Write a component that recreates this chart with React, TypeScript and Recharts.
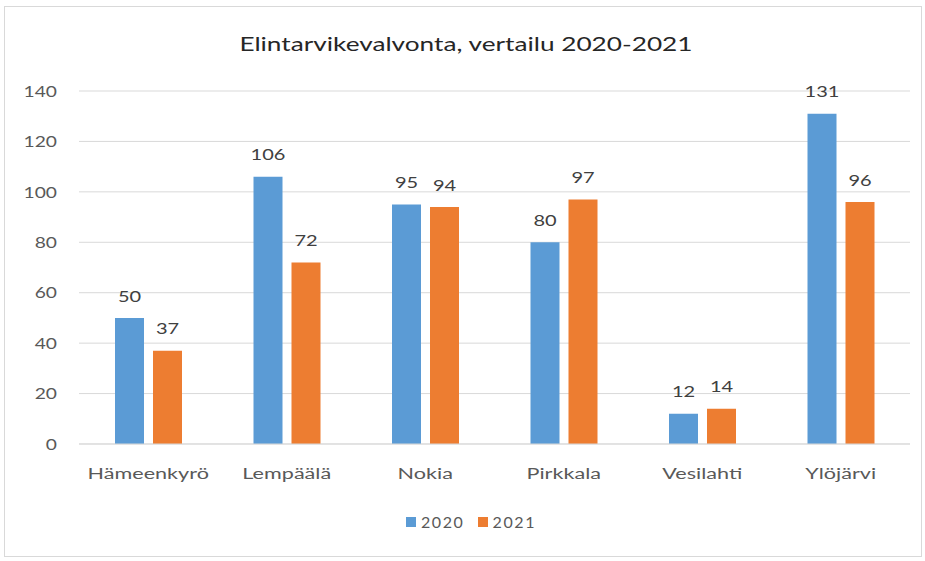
import React from "react";
import { BarChart, Bar, XAxis, YAxis, CartesianGrid, Legend, LabelList } from "recharts";

const categories = ["Hämeenkyrö", "Lempäälä", "Nokia", "Pirkkala", "Vesilahti", "Ylöjärvi"];
const values2020 = [50, 106, 95, 80, 12, 131];
const values2021 = [37, 72, 94, 97, 14, 96];
const yTicks = [0, 20, 40, 60, 80, 100, 120, 140];
const seriesNames = ["2020", "2021"];
const colors = ["#5b9bd5", "#ed7d31"];

const data = categories.map((name, i) => ({ name, y2020: values2020[i], y2021: values2021[i] }));

const FONT = "Lato, 'Open Sans', sans-serif";
const SX = 1.35;

const XTick = (props: any) => {
  const { x, y, payload } = props;
  return (
    <g transform={`translate(${x},${y})`}>
      <text transform={`scale(${SX},1)`} textAnchor="middle" dy="0.71em" fill="#595959" fontSize={16} fontFamily={FONT}>
        {payload.value}
      </text>
    </g>
  );
};

const YTick = (props: any) => {
  const { x, y, payload } = props;
  return (
    <g transform={`translate(${x},${y})`}>
      <text transform={`scale(1.2,1)`} textAnchor="end" dy="0.355em" fill="#595959" fontSize={16} fontFamily={FONT}>
        {payload.value}
      </text>
    </g>
  );
};

const renderLabel = (props: any) => {
  const { x, y, width, value } = props;
  return (
    <g transform={`translate(${Number(x) + Number(width) / 2},${Number(y) - 22})`}>
      <text transform={`scale(1.25,1)`} textAnchor="middle" dy="0.355em" fill="#404040" fontSize={16} fontFamily={FONT}>
        {value}
      </text>
    </g>
  );
};

const renderLegend = () => (
  <div style={{ display: "flex", justifyContent: "center", alignItems: "center", width: 925, paddingLeft: 17, boxSizing: "border-box" }}>
    {seriesNames.map((n, i) => (
      <div key={n} style={{ display: "flex", alignItems: "center", marginRight: i === 0 ? 13 : 0 }}>
        <div style={{ width: 10, height: 10, background: colors[i], marginRight: 5 }} />
        <span style={{ color: "#595959", fontSize: 16, fontFamily: FONT, letterSpacing: 1.6 }}>{n}</span>
      </div>
    ))}
  </div>
);

export default function App() {
  return (
    <div style={{ position: "absolute", left: 0, top: 0, width: 925, height: 561, background: "#fff", fontFamily: FONT }}>
      <div style={{ position: "absolute", left: 4, top: 6, width: 918, height: 551, border: "1px solid #d9d9d9", boxSizing: "border-box" }} />
      <div style={{ position: "absolute", left: 0, top: 31, width: 925, textAlign: "center" }}>
        <span style={{ display: "inline-block", transform: "scaleX(1.31)", fontSize: 20, color: "#262626", marginLeft: 6 }}>
          Elintarvikevalvonta, vertailu 2020-2021
        </span>
      </div>
      <div style={{ position: "absolute", left: 0, top: 0 }}>
        <BarChart width={925} height={561} data={data} margin={{ top: 91, right: 15, left: 0, bottom: 58 }} barGap={9} barSize={29}>
          <CartesianGrid vertical={false} stroke="#d9d9d9" />
          <XAxis dataKey="name" height={40} tickLine={false} axisLine={{ stroke: "#d9d9d9" }} tickMargin={18}
            tick={<XTick />} interval={0} />
          <YAxis domain={[0, 140]} ticks={yTicks} width={79} axisLine={false} tickLine={false} tickMargin={16}
            tick={<YTick />} />
          <Legend verticalAlign="bottom" content={renderLegend} wrapperStyle={{ top: 512, left: 0, width: 925 }} />
          <Bar dataKey="y2020" name={seriesNames[0]} fill={colors[0]} isAnimationActive={false}>
            <LabelList dataKey="y2020" content={renderLabel} />
          </Bar>
          <Bar dataKey="y2021" name={seriesNames[1]} fill={colors[1]} isAnimationActive={false}>
            <LabelList dataKey="y2021" content={renderLabel} />
          </Bar>
        </BarChart>
      </div>
    </div>
  );
}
————————
SET TASK » In your copy, leave out the pictures and reproduce the material above exactly.

WORKED ANSWER »
Write a component that recreates this chart with React, TypeScript and Recharts.
import React from "react";
import { BarChart, Bar, XAxis, YAxis, CartesianGrid, Legend, LabelList } from "recharts";

const categories = ["Hämeenkyrö", "Lempäälä", "Nokia", "Pirkkala", "Vesilahti", "Ylöjärvi"];
const values2020 = [50, 106, 95, 80, 12, 131];
const values2021 = [37, 72, 94, 97, 14, 96];
const yTicks = [0, 20, 40, 60, 80, 100, 120, 140];
const seriesNames = ["2020", "2021"];
const colors = ["#5b9bd5", "#ed7d31"];

const data = categories.map((name, i) => ({ name, y2020: values2020[i], y2021: values2021[i] }));

const FONT = "Lato, 'Open Sans', sans-serif";
const SX = 1.35;

const XTick = (props: any) => {
  const { x, y, payload } = props;
  return (
    <g transform={`translate(${x},${y})`}>
      <text transform={`scale(${SX},1)`} textAnchor="middle" dy="0.71em" fill="#595959" fontSize={16} fontFamily={FONT}>
        {payload.value}
      </text>
    </g>
  );
};

const YTick = (props: any) => {
  const { x, y, payload } = props;
  return (
    <g transform={`translate(${x},${y})`}>
      <text transform={`scale(1.2,1)`} textAnchor="end" dy="0.355em" fill="#595959" fontSize={16} fontFamily={FONT}>
        {payload.value}
      </text>
    </g>
  );
};

const renderLabel = (props: any) => {
  const { x, y, width, value } = props;
  return (
    <g transform={`translate(${Number(x) + Number(width) / 2},${Number(y) - 22})`}>
      <text transform={`scale(1.25,1)`} textAnchor="middle" dy="0.355em" fill="#404040" fontSize={16} fontFamily={FONT}>
        {value}
      </text>
    </g>
  );
};

const renderLegend = () => (
  <div style={{ display: "flex", justifyContent: "center", alignItems: "center", width: 925, paddingLeft: 17, boxSizing: "border-box" }}>
    {seriesNames.map((n, i) => (
      <div key={n} style={{ display: "flex", alignItems: "center", marginRight: i === 0 ? 13 : 0 }}>
        <div style={{ width: 10, height: 10, background: colors[i], marginRight: 5 }} />
        <span style={{ color: "#595959", fontSize: 16, fontFamily: FONT, letterSpacing: 1.6 }}>{n}</span>
      </div>
    ))}
  </div>
);

export default function App() {
  return (
    <div style={{ position: "absolute", left: 0, top: 0, width: 925, height: 561, background: "#fff", fontFamily: FONT }}>
      <div style={{ position: "absolute", left: 4, top: 6, width: 918, height: 551, border: "1px solid #d9d9d9", boxSizing: "border-box" }} />
      <div style={{ position: "absolute", left: 0, top: 31, width: 925, textAlign: "center" }}>
        <span style={{ display: "inline-block", transform: "scaleX(1.31)", fontSize: 20, color: "#262626", marginLeft: 6 }}>
          Elintarvikevalvonta, vertailu 2020-2021
        </span>
      </div>
      <div style={{ position: "absolute", left: 0, top: 0 }}>
        <BarChart width={925} height={561} data={data} margin={{ top: 91, right: 15, left: 0, bottom: 58 }} barGap={9} barSize={29}>
          <CartesianGrid vertical={false} stroke="#d9d9d9" />
          <XAxis dataKey="name" height={40} tickLine={false} axisLine={{ stroke: "#d9d9d9" }} tickMargin={18}
            tick={<XTick />} interval={0} />
          <YAxis domain={[0, 140]} ticks={yTicks} width={79} axisLine={false} tickLine={false} tickMargin={16}
            tick={<YTick />} />
          <Legend verticalAlign="bottom" content={renderLegend} wrapperStyle={{ top: 512, left: 0, width: 925 }} />
          <Bar dataKey="y2020" name={seriesNames[0]} fill={colors[0]} isAnimationActive={false}>
            <LabelList dataKey="y2020" content={renderLabel} />
          </Bar>
          <Bar dataKey="y2021" name={seriesNames[1]} fill={colors[1]} isAnimationActive={false}>
            <LabelList dataKey="y2021" content={renderLabel} />
          </Bar>
        </BarChart>
      </div>
    </div>
  );
}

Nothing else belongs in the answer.